Begin STORED DATA

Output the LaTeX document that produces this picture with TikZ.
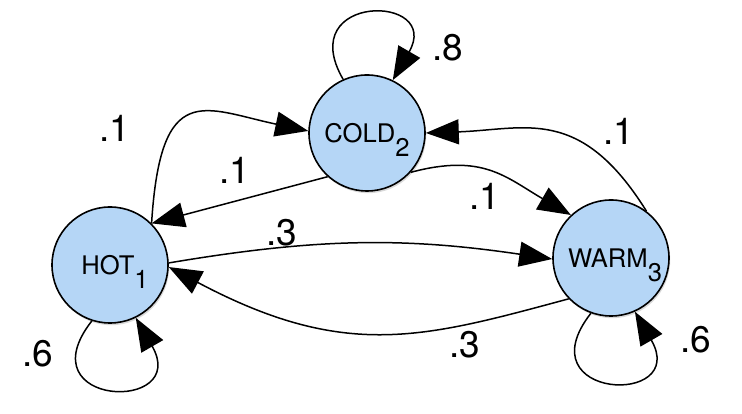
\documentclass[tikz,border=0pt]{standalone}
\usepackage{fontspec}
\setmainfont{TeX Gyre Heros}
\usetikzlibrary{arrows.meta,shadows}
\definecolor{stateblue}{RGB}{181,214,246}
\newcommand{\lowsub}[1]{\raisebox{-14pt}[0pt][0pt]{#1}}
\tikzset{
  stnode/.style={circle, draw=black, line width=1.6pt, fill=stateblue,
    minimum size=116pt, inner sep=0pt, font=\fontsize{25.6}{30}\selectfont,
    drop shadow={shadow xshift=1.2pt, shadow yshift=-2.2pt, opacity=0.3}},
  trans/.style={line width=1.5pt, -{Triangle[length=33pt,width=25pt]}},
  plabel/.style={font=\fontsize{37}{44}\selectfont, inner sep=0pt},
}
\begin{document}
\begin{tikzpicture}[x=1pt,y=1pt]
\useasboundingbox (0,0) rectangle (742,414);
\node[stnode] (cold) at (367,281) {COLD\lowsub{2}};
\node[stnode] (hot) at (110,149) {\kern10pt HOT\lowsub{1}};
\node[stnode] (warm) at (611,156) {\kern8pt WARM\lowsub{3}};

% self loops
\draw[trans] (cold.114) .. controls +(120:100pt) and +(60:100pt) .. (cold.64);
\draw[trans] (hot.252) .. controls +(232:110pt) and +(300:110pt) .. (hot.296);
\draw[trans] (warm.250) .. controls +(232:110pt) and +(300:110pt) .. (warm.294);

% transitions
\draw[trans] (hot.45) .. controls +(9pt,145pt) and +(-104pt,22pt) .. (cold.178);
\draw[trans] (cold.228) -- (hot.45);
\draw[trans] (hot.2) to[bend left=9] (warm.181);
\draw[trans] (warm.224) .. controls +(-145pt,-39pt) and +(177pt,-94pt) .. (hot.-2);
\draw[trans] (cold.-42) .. controls +(15:75pt) and +(150:75pt) .. (warm.133);
\draw[trans] (warm.53) .. controls +(122:125pt) and +(2:100pt) .. (cold.0);

% labels
\node[plabel] (p88) at (448,366) {.8};
\node[plabel] (phc) at (115,286) {.1};
\node[plabel] (pch) at (235,244) {.1};
\node[plabel] (phw) at (282,181) {.3};
\node[plabel] (pwh) at (465,69) {.3};
\node[plabel] (pcw) at (485,218) {.1};
\node[plabel] (pwc) at (619,283) {.1};
\node[plabel] (phh) at (37.5,60.5) {.6};
\node[plabel] (pww) at (696,74) {.6};
\end{tikzpicture}
\end{document}
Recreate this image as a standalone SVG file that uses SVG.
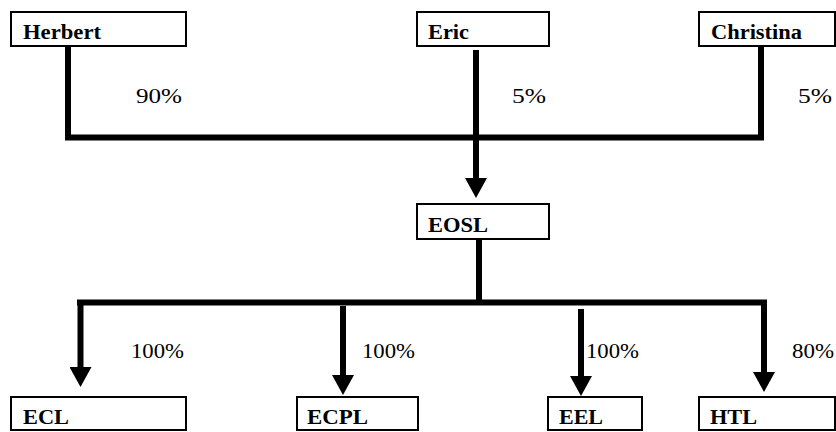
<svg xmlns="http://www.w3.org/2000/svg" width="836" height="432" viewBox="0 0 836 432">
<style>
.box{fill:#fff;stroke:#000;stroke-width:2}
.name{font-family:"Liberation Serif","Times New Roman",serif;font-weight:bold;font-size:20px;fill:#000}
.pct{font-family:"Liberation Serif","Times New Roman",serif;font-size:22px;fill:#000}
.ln{fill:none;stroke:#000;stroke-width:6;stroke-linejoin:miter}
</style>
<defs>
<marker id="ah" markerUnits="userSpaceOnUse" markerWidth="20" markerHeight="22" refX="0" refY="11" orient="auto" viewBox="0 0 20 22">
<path d="M0,0 L20,11 L0,22 z" fill="#000"/>
</marker>
</defs>
<rect width="836" height="432" fill="#fff"/>
<g id="connectors">
<path class="ln" d="M68,46 V137.5 H761 V46"/>
<path class="ln" d="M476,50 V178" marker-end="url(#ah)"/>
<path class="ln" d="M479,239 V302.5"/>
<path class="ln" d="M77,302.5 H767"/>
<path class="ln" d="M80.5,302.5 V367" marker-end="url(#ah)"/>
<path class="ln" d="M343,306 V375" marker-end="url(#ah)"/>
<path class="ln" d="M581,309 V376" marker-end="url(#ah)"/>
<path class="ln" d="M764,302.5 V372" marker-end="url(#ah)"/>
<text class="pct" x="136" y="103" textLength="46" lengthAdjust="spacingAndGlyphs">90%</text>
<text class="pct" x="512" y="103" textLength="34" lengthAdjust="spacingAndGlyphs">5%</text>
<text class="pct" x="798" y="103" textLength="34" lengthAdjust="spacingAndGlyphs">5%</text>
<text class="pct" x="131" y="358" textLength="53" lengthAdjust="spacingAndGlyphs">100%</text>
<text class="pct" x="362" y="358" textLength="53" lengthAdjust="spacingAndGlyphs">100%</text>
<text class="pct" x="586" y="358" textLength="53" lengthAdjust="spacingAndGlyphs">100%</text>
<text class="pct" x="792" y="358" textLength="42" lengthAdjust="spacingAndGlyphs">80%</text>
</g>
<g id="herbert"><rect class="box" x="11" y="12" width="175" height="34"/><text class="name" x="23" y="39" textLength="78" lengthAdjust="spacingAndGlyphs">Herbert</text></g>
<g id="eric"><rect class="box" x="417" y="12" width="132" height="34"/><text class="name" x="428" y="39" textLength="41" lengthAdjust="spacingAndGlyphs">Eric</text></g>
<g id="christina"><rect class="box" x="699" y="12" width="136" height="34"/><text class="name" x="711" y="39" textLength="91" lengthAdjust="spacingAndGlyphs">Christina</text></g>
<g id="eosl"><rect class="box" x="417" y="204" width="132" height="35"/><text class="name" x="428" y="232" textLength="60" lengthAdjust="spacingAndGlyphs">EOSL</text></g>
<g id="ecl"><rect class="box" x="11" y="397" width="175" height="33"/><text class="name" x="23" y="424" textLength="46" lengthAdjust="spacingAndGlyphs">ECL</text></g>
<g id="ecpl"><rect class="box" x="297" y="397" width="121" height="33"/><text class="name" x="307" y="424" textLength="61" lengthAdjust="spacingAndGlyphs">ECPL</text></g>
<g id="eel"><rect class="box" x="548" y="397" width="94" height="33"/><text class="name" x="559" y="424" textLength="44" lengthAdjust="spacingAndGlyphs">EEL</text></g>
<g id="htl"><rect class="box" x="699" y="397" width="136" height="33"/><text class="name" x="710" y="424" textLength="47" lengthAdjust="spacingAndGlyphs">HTL</text></g>
</svg>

End STORED DATA

TASK :: Restate each line from the start of the listing through the line bearing "(warm) at (611,156)" word for word. Drop the pictures.

SOLUTION TO THE EXERCISE ::
Output the LaTeX document that produces this picture with TikZ.
\documentclass[tikz,border=0pt]{standalone}
\usepackage{fontspec}
\setmainfont{TeX Gyre Heros}
\usetikzlibrary{arrows.meta,shadows}
\definecolor{stateblue}{RGB}{181,214,246}
\newcommand{\lowsub}[1]{\raisebox{-14pt}[0pt][0pt]{#1}}
\tikzset{
  stnode/.style={circle, draw=black, line width=1.6pt, fill=stateblue,
    minimum size=116pt, inner sep=0pt, font=\fontsize{25.6}{30}\selectfont,
    drop shadow={shadow xshift=1.2pt, shadow yshift=-2.2pt, opacity=0.3}},
  trans/.style={line width=1.5pt, -{Triangle[length=33pt,width=25pt]}},
  plabel/.style={font=\fontsize{37}{44}\selectfont, inner sep=0pt},
}
\begin{document}
\begin{tikzpicture}[x=1pt,y=1pt]
\useasboundingbox (0,0) rectangle (742,414);
\node[stnode] (cold) at (367,281) {COLD\lowsub{2}};
\node[stnode] (hot) at (110,149) {\kern10pt HOT\lowsub{1}};
\node[stnode] (warm) at (611,156) {\kern8pt WARM\lowsub{3}};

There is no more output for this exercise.